Ocean conservation is unpopular with the fishing industry
Eilperin 7/2/14 (Juliet Eilperin, reporter for The Washington Post, “Fishing groups criticize Obama’s Pacific plan”, http://www.journalgazette.net/article/20140702/NEWS03/140709875)
WASHINGTON – When President Barack Obama announced two weeks ago that he intended to expand federal protections around seven islands and atolls in the central Pacific Ocean, many environmentalists hailed the move as an important step for conservation. But the main group overseeing fishing operators in Hawaii and three U.S. territories declared Monday that it opposes the proposal, on the grounds that it would hurt the U.S. fishing industry. The Western Pacific Regional Fishery Management Council - composed of fishing industry representatives as well as some state and federal officials - helps establish fishing policy for both commercial and recreational operators in Hawaii as well as the territories of American Samoa and Guam, and the Commonwealth of the Northern Mariana Islands. In a statement Monday afternoon, members of the quasi-governmental agency said they would oppose any additional limits on commercial fishing in the area. President George W. Bush used his executive authority to establish the Pacific Remote Islands Marine National Monument, which now encompasses almost 87,000 square miles, in 2009. Obama is now contemplating widening those boundaries to cover nearly 782,000 square miles of federal waters, which would be off-limits to fishing, energy exploration and other activities.
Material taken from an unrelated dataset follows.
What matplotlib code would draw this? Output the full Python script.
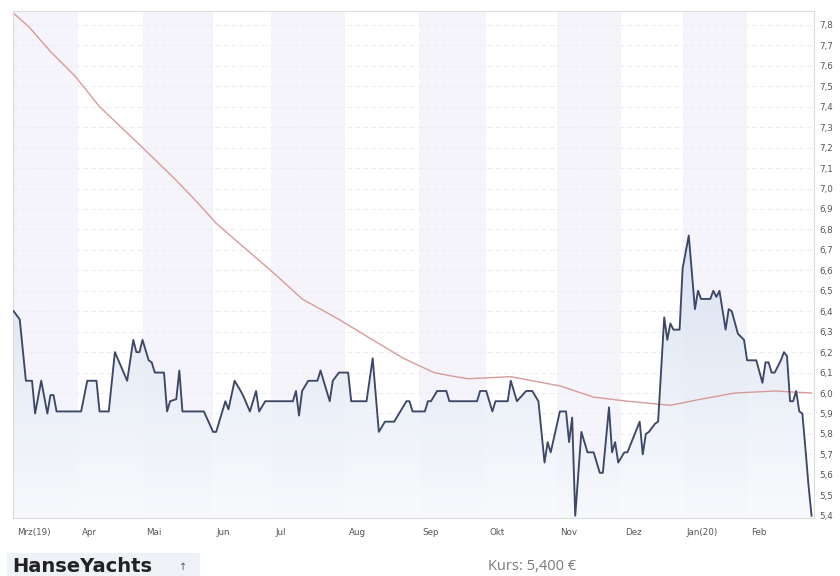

The designation now extends 50 miles out from shore; it could be extended as far out as 200 miles. The statement argues that the move would deprive fishing operators of an important resource. “U.S. fishermen, including those in the Pacific, already abide by the strictest fishing regulations in the world, and this plan further inhibits their economic survival,” they wrote, adding it would yield “few, if any, ecological benefits from the restrictions.”